COLLECTED MATERIAL →
--

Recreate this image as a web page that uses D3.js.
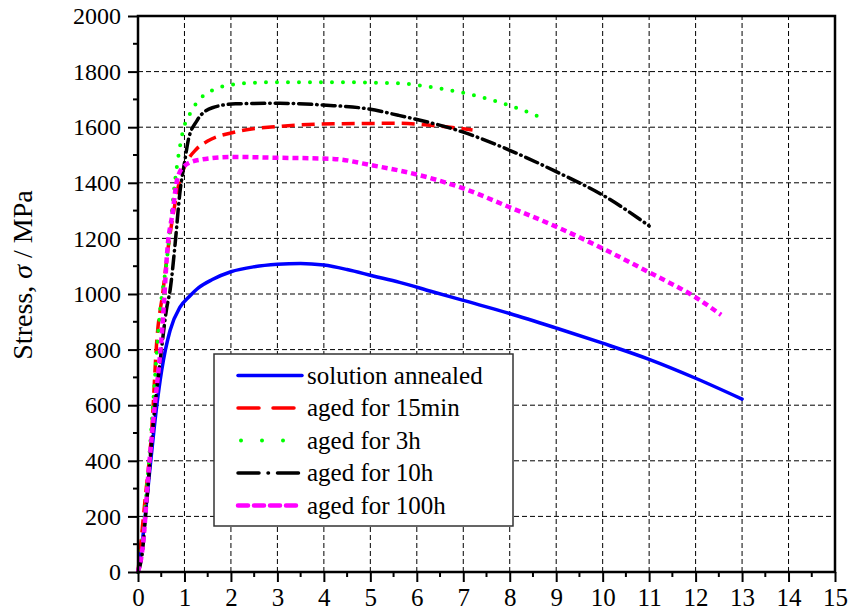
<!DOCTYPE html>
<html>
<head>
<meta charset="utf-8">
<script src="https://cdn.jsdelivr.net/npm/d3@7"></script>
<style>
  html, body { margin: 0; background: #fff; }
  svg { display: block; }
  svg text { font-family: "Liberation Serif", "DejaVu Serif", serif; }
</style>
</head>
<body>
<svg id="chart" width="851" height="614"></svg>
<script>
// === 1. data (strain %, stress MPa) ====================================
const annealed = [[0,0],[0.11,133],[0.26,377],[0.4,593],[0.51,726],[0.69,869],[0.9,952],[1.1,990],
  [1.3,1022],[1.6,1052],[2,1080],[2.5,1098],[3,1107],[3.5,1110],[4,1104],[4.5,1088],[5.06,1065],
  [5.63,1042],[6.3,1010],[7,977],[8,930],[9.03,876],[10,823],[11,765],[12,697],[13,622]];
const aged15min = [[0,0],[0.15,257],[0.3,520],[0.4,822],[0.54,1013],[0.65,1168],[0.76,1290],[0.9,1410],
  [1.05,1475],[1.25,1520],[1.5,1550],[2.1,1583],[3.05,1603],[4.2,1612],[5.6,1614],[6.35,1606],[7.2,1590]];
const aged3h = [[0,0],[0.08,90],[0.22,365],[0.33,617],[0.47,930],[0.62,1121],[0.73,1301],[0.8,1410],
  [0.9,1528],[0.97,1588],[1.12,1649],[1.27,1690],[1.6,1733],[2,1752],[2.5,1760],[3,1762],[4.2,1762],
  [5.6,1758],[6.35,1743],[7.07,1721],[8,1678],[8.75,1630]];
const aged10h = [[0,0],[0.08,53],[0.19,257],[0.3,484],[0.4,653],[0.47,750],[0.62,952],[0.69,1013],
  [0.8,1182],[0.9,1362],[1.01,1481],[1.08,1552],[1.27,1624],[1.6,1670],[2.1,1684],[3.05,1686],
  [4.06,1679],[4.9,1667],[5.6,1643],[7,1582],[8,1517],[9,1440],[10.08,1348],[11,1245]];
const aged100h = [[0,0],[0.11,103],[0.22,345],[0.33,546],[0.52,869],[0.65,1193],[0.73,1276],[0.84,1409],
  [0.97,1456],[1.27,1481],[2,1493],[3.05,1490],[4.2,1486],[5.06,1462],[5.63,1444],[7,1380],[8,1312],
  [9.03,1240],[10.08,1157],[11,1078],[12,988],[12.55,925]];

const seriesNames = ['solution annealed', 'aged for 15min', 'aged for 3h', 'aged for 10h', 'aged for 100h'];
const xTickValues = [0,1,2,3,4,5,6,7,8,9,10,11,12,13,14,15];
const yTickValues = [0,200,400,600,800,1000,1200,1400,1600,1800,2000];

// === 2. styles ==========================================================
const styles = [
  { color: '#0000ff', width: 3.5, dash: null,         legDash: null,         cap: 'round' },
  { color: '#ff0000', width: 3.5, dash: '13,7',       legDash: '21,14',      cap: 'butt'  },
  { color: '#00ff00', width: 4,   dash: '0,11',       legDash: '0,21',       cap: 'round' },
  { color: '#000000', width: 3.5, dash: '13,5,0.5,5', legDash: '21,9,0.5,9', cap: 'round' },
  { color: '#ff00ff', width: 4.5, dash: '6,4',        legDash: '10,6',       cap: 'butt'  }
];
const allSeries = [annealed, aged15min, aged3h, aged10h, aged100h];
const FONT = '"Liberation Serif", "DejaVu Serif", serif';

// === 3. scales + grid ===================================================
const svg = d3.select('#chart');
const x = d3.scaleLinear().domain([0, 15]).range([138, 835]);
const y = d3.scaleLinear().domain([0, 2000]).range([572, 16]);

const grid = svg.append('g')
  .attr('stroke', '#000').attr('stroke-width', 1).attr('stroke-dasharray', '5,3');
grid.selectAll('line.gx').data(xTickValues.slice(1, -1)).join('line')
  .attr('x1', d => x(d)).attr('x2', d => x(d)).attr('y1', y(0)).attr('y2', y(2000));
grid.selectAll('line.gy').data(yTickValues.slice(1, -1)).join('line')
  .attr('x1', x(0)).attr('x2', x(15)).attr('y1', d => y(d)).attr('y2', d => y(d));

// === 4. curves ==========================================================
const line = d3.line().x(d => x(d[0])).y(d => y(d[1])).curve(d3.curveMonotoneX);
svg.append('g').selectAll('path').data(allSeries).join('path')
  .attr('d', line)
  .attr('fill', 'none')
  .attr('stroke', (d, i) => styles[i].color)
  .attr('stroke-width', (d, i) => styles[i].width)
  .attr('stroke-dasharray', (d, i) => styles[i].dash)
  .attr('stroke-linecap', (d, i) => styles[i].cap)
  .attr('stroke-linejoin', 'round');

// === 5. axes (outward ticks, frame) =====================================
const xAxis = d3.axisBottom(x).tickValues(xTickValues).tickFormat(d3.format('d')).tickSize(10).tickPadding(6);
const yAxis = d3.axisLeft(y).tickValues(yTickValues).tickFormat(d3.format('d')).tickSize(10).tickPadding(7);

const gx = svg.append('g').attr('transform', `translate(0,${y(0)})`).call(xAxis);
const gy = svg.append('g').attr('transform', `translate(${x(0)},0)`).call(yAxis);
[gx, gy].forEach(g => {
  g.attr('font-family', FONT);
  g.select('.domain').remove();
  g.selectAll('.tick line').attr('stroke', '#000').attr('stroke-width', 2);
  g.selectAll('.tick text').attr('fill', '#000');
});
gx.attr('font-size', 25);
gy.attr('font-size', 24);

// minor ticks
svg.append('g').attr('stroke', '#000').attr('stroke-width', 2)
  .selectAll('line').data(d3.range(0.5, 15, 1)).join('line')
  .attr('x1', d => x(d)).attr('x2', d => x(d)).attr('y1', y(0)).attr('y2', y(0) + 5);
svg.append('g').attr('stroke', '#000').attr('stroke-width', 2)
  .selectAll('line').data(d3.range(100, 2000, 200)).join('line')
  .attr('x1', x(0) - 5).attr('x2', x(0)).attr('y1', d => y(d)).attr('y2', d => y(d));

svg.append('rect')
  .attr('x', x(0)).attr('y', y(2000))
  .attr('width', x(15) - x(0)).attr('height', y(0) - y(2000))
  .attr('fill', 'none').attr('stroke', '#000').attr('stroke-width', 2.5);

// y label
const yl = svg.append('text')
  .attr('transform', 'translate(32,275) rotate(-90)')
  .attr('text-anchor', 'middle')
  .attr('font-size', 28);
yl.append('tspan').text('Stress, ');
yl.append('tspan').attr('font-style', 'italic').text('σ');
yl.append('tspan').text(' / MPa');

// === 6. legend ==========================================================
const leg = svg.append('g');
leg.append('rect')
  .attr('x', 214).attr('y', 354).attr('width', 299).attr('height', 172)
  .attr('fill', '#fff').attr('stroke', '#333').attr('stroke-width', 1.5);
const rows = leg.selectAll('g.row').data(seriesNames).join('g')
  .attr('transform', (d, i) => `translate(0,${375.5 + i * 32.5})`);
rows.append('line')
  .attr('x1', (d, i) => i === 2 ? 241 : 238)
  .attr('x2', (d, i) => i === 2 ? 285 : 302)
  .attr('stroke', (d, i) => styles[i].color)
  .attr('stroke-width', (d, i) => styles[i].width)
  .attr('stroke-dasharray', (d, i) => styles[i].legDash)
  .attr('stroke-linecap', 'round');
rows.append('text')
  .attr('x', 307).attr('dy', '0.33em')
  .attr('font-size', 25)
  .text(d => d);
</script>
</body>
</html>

--

TASK INSTRUCTIONS → Transcribe all the lines above exactly, apart from the pictures.

RESULT OF THIS EXERCISE →
Recreate this image as a web page that uses D3.js.
<!DOCTYPE html>
<html>
<head>
<meta charset="utf-8">
<script src="https://cdn.jsdelivr.net/npm/d3@7"></script>
<style>
  html, body { margin: 0; background: #fff; }
  svg { display: block; }
  svg text { font-family: "Liberation Serif", "DejaVu Serif", serif; }
</style>
</head>
<body>
<svg id="chart" width="851" height="614"></svg>
<script>
// === 1. data (strain %, stress MPa) ====================================
const annealed = [[0,0],[0.11,133],[0.26,377],[0.4,593],[0.51,726],[0.69,869],[0.9,952],[1.1,990],
  [1.3,1022],[1.6,1052],[2,1080],[2.5,1098],[3,1107],[3.5,1110],[4,1104],[4.5,1088],[5.06,1065],
  [5.63,1042],[6.3,1010],[7,977],[8,930],[9.03,876],[10,823],[11,765],[12,697],[13,622]];
const aged15min = [[0,0],[0.15,257],[0.3,520],[0.4,822],[0.54,1013],[0.65,1168],[0.76,1290],[0.9,1410],
  [1.05,1475],[1.25,1520],[1.5,1550],[2.1,1583],[3.05,1603],[4.2,1612],[5.6,1614],[6.35,1606],[7.2,1590]];
const aged3h = [[0,0],[0.08,90],[0.22,365],[0.33,617],[0.47,930],[0.62,1121],[0.73,1301],[0.8,1410],
  [0.9,1528],[0.97,1588],[1.12,1649],[1.27,1690],[1.6,1733],[2,1752],[2.5,1760],[3,1762],[4.2,1762],
  [5.6,1758],[6.35,1743],[7.07,1721],[8,1678],[8.75,1630]];
const aged10h = [[0,0],[0.08,53],[0.19,257],[0.3,484],[0.4,653],[0.47,750],[0.62,952],[0.69,1013],
  [0.8,1182],[0.9,1362],[1.01,1481],[1.08,1552],[1.27,1624],[1.6,1670],[2.1,1684],[3.05,1686],
  [4.06,1679],[4.9,1667],[5.6,1643],[7,1582],[8,1517],[9,1440],[10.08,1348],[11,1245]];
const aged100h = [[0,0],[0.11,103],[0.22,345],[0.33,546],[0.52,869],[0.65,1193],[0.73,1276],[0.84,1409],
  [0.97,1456],[1.27,1481],[2,1493],[3.05,1490],[4.2,1486],[5.06,1462],[5.63,1444],[7,1380],[8,1312],
  [9.03,1240],[10.08,1157],[11,1078],[12,988],[12.55,925]];

const seriesNames = ['solution annealed', 'aged for 15min', 'aged for 3h', 'aged for 10h', 'aged for 100h'];
const xTickValues = [0,1,2,3,4,5,6,7,8,9,10,11,12,13,14,15];
const yTickValues = [0,200,400,600,800,1000,1200,1400,1600,1800,2000];

// === 2. styles ==========================================================
const styles = [
  { color: '#0000ff', width: 3.5, dash: null,         legDash: null,         cap: 'round' },
  { color: '#ff0000', width: 3.5, dash: '13,7',       legDash: '21,14',      cap: 'butt'  },
  { color: '#00ff00', width: 4,   dash: '0,11',       legDash: '0,21',       cap: 'round' },
  { color: '#000000', width: 3.5, dash: '13,5,0.5,5', legDash: '21,9,0.5,9', cap: 'round' },
  { color: '#ff00ff', width: 4.5, dash: '6,4',        legDash: '10,6',       cap: 'butt'  }
];
const allSeries = [annealed, aged15min, aged3h, aged10h, aged100h];
const FONT = '"Liberation Serif", "DejaVu Serif", serif';

// === 3. scales + grid ===================================================
const svg = d3.select('#chart');
const x = d3.scaleLinear().domain([0, 15]).range([138, 835]);
const y = d3.scaleLinear().domain([0, 2000]).range([572, 16]);

const grid = svg.append('g')
  .attr('stroke', '#000').attr('stroke-width', 1).attr('stroke-dasharray', '5,3');
grid.selectAll('line.gx').data(xTickValues.slice(1, -1)).join('line')
  .attr('x1', d => x(d)).attr('x2', d => x(d)).attr('y1', y(0)).attr('y2', y(2000));
grid.selectAll('line.gy').data(yTickValues.slice(1, -1)).join('line')
  .attr('x1', x(0)).attr('x2', x(15)).attr('y1', d => y(d)).attr('y2', d => y(d));

// === 4. curves ==========================================================
const line = d3.line().x(d => x(d[0])).y(d => y(d[1])).curve(d3.curveMonotoneX);
svg.append('g').selectAll('path').data(allSeries).join('path')
  .attr('d', line)
  .attr('fill', 'none')
  .attr('stroke', (d, i) => styles[i].color)
  .attr('stroke-width', (d, i) => styles[i].width)
  .attr('stroke-dasharray', (d, i) => styles[i].dash)
  .attr('stroke-linecap', (d, i) => styles[i].cap)
  .attr('stroke-linejoin', 'round');

// === 5. axes (outward ticks, frame) =====================================
const xAxis = d3.axisBottom(x).tickValues(xTickValues).tickFormat(d3.format('d')).tickSize(10).tickPadding(6);
const yAxis = d3.axisLeft(y).tickValues(yTickValues).tickFormat(d3.format('d')).tickSize(10).tickPadding(7);

const gx = svg.append('g').attr('transform', `translate(0,${y(0)})`).call(xAxis);
const gy = svg.append('g').attr('transform', `translate(${x(0)},0)`).call(yAxis);
[gx, gy].forEach(g => {
  g.attr('font-family', FONT);
  g.select('.domain').remove();
  g.selectAll('.tick line').attr('stroke', '#000').attr('stroke-width', 2);
  g.selectAll('.tick text').attr('fill', '#000');
});
gx.attr('font-size', 25);
gy.attr('font-size', 24);

// minor ticks
svg.append('g').attr('stroke', '#000').attr('stroke-width', 2)
  .selectAll('line').data(d3.range(0.5, 15, 1)).join('line')
  .attr('x1', d => x(d)).attr('x2', d => x(d)).attr('y1', y(0)).attr('y2', y(0) + 5);
svg.append('g').attr('stroke', '#000').attr('stroke-width', 2)
  .selectAll('line').data(d3.range(100, 2000, 200)).join('line')
  .attr('x1', x(0) - 5).attr('x2', x(0)).attr('y1', d => y(d)).attr('y2', d => y(d));

svg.append('rect')
  .attr('x', x(0)).attr('y', y(2000))
  .attr('width', x(15) - x(0)).attr('height', y(0) - y(2000))
  .attr('fill', 'none').attr('stroke', '#000').attr('stroke-width', 2.5);

// y label
const yl = svg.append('text')
  .attr('transform', 'translate(32,275) rotate(-90)')
  .attr('text-anchor', 'middle')
  .attr('font-size', 28);
yl.append('tspan').text('Stress, ');
yl.append('tspan').attr('font-style', 'italic').text('σ');
yl.append('tspan').text(' / MPa');

// === 6. legend ==========================================================
const leg = svg.append('g');
leg.append('rect')
  .attr('x', 214).attr('y', 354).attr('width', 299).attr('height', 172)
  .attr('fill', '#fff').attr('stroke', '#333').attr('stroke-width', 1.5);
const rows = leg.selectAll('g.row').data(seriesNames).join('g')
  .attr('transform', (d, i) => `translate(0,${375.5 + i * 32.5})`);
rows.append('line')
  .attr('x1', (d, i) => i === 2 ? 241 : 238)
  .attr('x2', (d, i) => i === 2 ? 285 : 302)
  .attr('stroke', (d, i) => styles[i].color)
  .attr('stroke-width', (d, i) => styles[i].width)
  .attr('stroke-dasharray', (d, i) => styles[i].legDash)
  .attr('stroke-linecap', 'round');
rows.append('text')
  .attr('x', 307).attr('dy', '0.33em')
  .attr('font-size', 25)
  .text(d => d);
</script>
</body>
</html>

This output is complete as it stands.